EXERCISE DETAILS: Pictures are not part of the copy. Give again exactly the lines from the one with "Reproduce this diagram with TikZ." to the one with "(start) -- (end);", inclusive.

(Code that draws figures)
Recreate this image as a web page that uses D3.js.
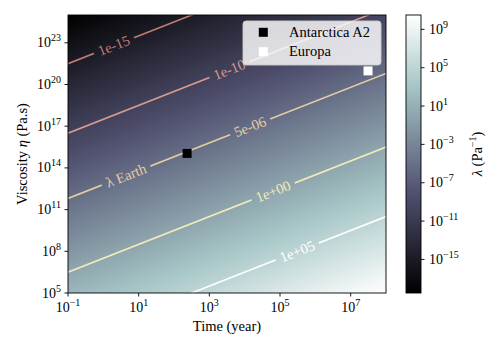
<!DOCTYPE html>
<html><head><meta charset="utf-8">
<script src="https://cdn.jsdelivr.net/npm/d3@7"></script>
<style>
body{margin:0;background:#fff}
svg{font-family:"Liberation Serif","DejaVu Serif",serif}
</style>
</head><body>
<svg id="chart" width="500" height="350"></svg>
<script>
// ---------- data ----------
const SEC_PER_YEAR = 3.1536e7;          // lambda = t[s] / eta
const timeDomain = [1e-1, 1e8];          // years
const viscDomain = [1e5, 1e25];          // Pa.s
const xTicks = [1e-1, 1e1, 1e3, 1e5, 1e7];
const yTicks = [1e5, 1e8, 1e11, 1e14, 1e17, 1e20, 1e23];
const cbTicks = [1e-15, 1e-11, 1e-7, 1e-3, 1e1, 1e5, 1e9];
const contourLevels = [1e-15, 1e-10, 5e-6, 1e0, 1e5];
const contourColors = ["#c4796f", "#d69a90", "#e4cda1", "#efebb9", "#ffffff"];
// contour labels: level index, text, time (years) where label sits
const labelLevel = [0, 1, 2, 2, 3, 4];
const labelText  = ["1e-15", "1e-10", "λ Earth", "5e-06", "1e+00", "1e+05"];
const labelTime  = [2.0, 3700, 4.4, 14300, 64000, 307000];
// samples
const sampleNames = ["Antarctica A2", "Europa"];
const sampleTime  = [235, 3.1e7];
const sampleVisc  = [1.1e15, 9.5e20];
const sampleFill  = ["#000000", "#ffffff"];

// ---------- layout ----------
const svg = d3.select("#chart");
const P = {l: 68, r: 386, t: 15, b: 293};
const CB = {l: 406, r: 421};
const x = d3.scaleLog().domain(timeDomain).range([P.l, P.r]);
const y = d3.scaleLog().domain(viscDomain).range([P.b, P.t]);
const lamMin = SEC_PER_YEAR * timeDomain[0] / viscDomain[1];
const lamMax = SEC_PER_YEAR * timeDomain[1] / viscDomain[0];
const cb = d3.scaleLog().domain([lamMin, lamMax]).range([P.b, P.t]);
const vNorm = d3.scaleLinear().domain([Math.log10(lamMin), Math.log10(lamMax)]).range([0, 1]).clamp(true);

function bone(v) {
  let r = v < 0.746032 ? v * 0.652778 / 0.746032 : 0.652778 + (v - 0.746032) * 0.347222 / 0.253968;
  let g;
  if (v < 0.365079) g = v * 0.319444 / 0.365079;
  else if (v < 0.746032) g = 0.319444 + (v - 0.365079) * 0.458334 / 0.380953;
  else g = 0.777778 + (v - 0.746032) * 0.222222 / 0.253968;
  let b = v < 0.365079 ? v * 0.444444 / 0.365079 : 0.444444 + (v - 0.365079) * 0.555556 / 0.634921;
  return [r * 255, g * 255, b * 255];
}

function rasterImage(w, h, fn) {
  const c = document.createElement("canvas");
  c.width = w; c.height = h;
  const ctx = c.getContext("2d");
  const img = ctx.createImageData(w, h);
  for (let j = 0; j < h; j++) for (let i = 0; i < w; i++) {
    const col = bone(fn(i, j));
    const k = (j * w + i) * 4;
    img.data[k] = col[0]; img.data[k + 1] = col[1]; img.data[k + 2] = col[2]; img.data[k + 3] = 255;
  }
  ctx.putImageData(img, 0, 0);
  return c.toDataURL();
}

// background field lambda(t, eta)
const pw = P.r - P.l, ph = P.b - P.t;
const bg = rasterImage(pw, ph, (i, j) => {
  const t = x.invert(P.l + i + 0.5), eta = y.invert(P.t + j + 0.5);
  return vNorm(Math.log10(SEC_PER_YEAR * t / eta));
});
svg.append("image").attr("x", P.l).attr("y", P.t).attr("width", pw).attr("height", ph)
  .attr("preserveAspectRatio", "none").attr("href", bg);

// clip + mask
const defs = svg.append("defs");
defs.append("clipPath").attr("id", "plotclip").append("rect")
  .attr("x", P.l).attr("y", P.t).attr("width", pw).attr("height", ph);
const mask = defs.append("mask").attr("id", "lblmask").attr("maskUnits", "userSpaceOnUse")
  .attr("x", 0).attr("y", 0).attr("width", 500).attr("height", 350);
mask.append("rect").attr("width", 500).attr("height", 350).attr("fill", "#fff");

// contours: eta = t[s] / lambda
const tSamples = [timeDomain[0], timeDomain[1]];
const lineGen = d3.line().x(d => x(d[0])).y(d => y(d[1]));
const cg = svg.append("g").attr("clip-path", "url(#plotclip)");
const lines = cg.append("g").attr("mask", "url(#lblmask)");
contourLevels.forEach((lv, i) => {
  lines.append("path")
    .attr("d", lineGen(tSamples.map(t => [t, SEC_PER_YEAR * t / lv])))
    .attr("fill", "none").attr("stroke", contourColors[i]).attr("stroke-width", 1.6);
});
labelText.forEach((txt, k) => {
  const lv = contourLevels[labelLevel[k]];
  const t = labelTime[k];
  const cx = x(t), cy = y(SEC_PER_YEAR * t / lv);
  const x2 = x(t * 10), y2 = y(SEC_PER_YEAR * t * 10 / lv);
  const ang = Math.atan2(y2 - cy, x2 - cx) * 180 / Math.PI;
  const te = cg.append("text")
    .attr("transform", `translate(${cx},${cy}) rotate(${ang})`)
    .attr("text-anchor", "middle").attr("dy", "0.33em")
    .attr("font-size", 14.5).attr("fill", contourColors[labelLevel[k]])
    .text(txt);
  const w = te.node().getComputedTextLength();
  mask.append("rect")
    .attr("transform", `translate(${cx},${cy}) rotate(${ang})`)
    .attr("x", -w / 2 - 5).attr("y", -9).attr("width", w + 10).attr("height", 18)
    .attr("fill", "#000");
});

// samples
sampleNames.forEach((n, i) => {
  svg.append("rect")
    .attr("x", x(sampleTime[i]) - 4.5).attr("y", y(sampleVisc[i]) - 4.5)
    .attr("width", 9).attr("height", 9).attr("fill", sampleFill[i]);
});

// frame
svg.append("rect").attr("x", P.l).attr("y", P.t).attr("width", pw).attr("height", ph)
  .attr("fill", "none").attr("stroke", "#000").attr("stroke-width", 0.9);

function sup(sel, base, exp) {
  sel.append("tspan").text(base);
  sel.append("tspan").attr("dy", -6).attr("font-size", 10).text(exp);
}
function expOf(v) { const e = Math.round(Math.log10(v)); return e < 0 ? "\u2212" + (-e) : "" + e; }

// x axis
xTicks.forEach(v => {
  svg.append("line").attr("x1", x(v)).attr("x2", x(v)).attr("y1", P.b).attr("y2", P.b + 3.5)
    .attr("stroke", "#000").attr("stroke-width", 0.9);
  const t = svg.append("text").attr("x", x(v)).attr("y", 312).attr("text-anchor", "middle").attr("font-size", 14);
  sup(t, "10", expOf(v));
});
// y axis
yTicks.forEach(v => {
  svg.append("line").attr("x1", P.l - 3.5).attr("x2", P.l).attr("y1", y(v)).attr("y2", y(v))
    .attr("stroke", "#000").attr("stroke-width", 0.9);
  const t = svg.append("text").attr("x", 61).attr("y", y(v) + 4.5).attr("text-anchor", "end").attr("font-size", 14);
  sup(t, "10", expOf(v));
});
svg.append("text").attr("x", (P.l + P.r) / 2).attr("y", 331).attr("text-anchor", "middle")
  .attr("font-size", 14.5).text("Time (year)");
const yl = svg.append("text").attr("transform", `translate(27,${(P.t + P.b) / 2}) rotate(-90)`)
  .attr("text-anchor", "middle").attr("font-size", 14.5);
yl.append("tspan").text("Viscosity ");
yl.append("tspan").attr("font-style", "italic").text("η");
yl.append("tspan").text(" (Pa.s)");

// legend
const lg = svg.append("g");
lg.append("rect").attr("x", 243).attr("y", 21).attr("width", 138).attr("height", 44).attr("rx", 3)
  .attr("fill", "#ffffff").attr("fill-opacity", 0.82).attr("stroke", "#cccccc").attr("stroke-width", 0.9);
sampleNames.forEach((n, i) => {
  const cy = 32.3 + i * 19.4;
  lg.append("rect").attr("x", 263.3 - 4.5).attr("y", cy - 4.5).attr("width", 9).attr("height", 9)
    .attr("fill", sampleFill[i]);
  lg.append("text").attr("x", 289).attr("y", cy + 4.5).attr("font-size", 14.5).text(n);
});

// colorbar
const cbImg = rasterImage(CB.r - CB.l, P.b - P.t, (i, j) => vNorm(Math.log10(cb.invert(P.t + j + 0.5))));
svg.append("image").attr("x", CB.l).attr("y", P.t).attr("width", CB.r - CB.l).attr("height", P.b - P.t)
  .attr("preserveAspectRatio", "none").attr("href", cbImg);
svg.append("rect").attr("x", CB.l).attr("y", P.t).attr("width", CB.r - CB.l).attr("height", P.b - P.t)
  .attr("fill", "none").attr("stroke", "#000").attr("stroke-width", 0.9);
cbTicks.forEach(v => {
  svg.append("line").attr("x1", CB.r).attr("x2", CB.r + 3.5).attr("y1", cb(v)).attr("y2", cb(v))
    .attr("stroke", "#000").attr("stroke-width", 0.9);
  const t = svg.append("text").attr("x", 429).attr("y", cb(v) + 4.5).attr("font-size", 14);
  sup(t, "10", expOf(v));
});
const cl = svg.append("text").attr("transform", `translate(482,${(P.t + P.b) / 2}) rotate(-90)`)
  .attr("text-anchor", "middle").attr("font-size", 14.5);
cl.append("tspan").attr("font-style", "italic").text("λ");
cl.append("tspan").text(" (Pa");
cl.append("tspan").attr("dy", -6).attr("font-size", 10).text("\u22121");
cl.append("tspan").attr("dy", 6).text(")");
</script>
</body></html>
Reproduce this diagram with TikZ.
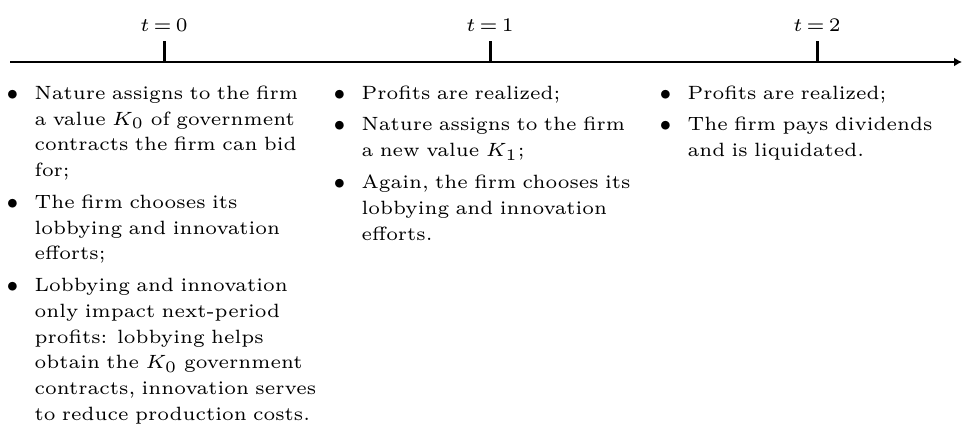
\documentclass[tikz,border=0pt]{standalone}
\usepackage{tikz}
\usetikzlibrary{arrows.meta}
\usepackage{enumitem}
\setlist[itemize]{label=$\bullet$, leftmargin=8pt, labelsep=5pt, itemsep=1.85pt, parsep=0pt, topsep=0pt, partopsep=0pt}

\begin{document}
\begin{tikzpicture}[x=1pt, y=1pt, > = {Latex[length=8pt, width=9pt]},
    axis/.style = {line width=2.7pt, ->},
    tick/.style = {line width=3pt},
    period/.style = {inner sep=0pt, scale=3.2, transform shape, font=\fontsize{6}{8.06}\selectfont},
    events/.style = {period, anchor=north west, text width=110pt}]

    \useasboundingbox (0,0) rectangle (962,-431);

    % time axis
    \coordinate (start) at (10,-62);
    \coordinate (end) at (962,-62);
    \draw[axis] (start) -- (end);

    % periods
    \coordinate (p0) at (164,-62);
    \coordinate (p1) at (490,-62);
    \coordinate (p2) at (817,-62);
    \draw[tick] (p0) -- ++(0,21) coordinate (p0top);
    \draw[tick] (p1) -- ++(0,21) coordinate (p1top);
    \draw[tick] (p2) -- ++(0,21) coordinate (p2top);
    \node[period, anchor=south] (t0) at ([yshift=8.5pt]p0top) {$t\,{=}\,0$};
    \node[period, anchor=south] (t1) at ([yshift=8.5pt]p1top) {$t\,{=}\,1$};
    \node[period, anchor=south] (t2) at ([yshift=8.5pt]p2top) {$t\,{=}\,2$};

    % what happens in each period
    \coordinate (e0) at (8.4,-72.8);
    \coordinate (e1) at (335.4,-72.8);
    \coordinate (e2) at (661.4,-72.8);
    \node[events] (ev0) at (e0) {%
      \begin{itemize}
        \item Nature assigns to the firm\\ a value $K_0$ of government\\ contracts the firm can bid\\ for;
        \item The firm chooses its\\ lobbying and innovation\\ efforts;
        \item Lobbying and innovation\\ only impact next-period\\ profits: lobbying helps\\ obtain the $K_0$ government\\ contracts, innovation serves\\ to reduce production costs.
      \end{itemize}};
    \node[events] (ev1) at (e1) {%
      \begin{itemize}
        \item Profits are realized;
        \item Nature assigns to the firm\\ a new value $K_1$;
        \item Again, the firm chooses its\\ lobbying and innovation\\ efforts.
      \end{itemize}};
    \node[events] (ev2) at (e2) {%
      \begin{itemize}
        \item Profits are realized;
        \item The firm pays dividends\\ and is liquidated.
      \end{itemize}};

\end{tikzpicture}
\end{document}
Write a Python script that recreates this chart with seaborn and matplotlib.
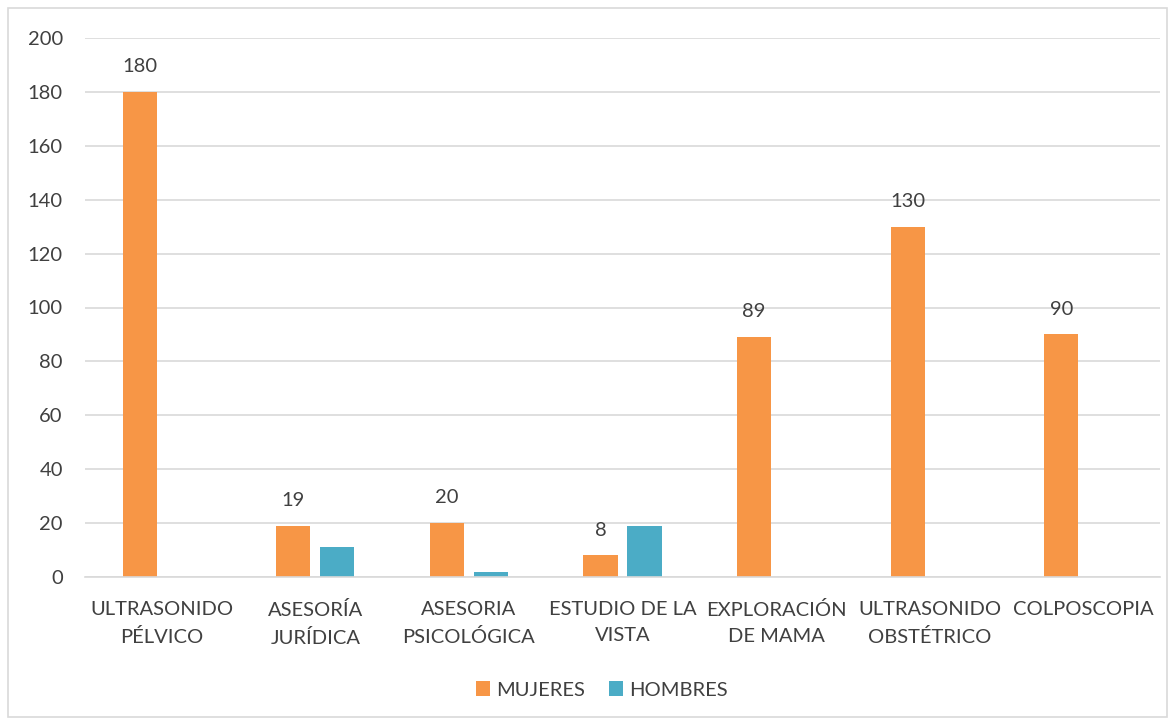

EXPECTED ANSWER:
Reproduce this diagram with TikZ.
\documentclass[tikz,border=0pt]{standalone}
\usepackage{tikz}
\usetikzlibrary{arrows.meta}
\usepackage{enumitem}
\setlist[itemize]{label=$\bullet$, leftmargin=8pt, labelsep=5pt, itemsep=1.85pt, parsep=0pt, topsep=0pt, partopsep=0pt}

\begin{document}
\begin{tikzpicture}[x=1pt, y=1pt, > = {Latex[length=8pt, width=9pt]},
    axis/.style = {line width=2.7pt, ->},
    tick/.style = {line width=3pt},
    period/.style = {inner sep=0pt, scale=3.2, transform shape, font=\fontsize{6}{8.06}\selectfont},
    events/.style = {period, anchor=north west, text width=110pt}]

    \useasboundingbox (0,0) rectangle (962,-431);

    % time axis
    \coordinate (start) at (10,-62);
    \coordinate (end) at (962,-62);
    \draw[axis] (start) -- (end);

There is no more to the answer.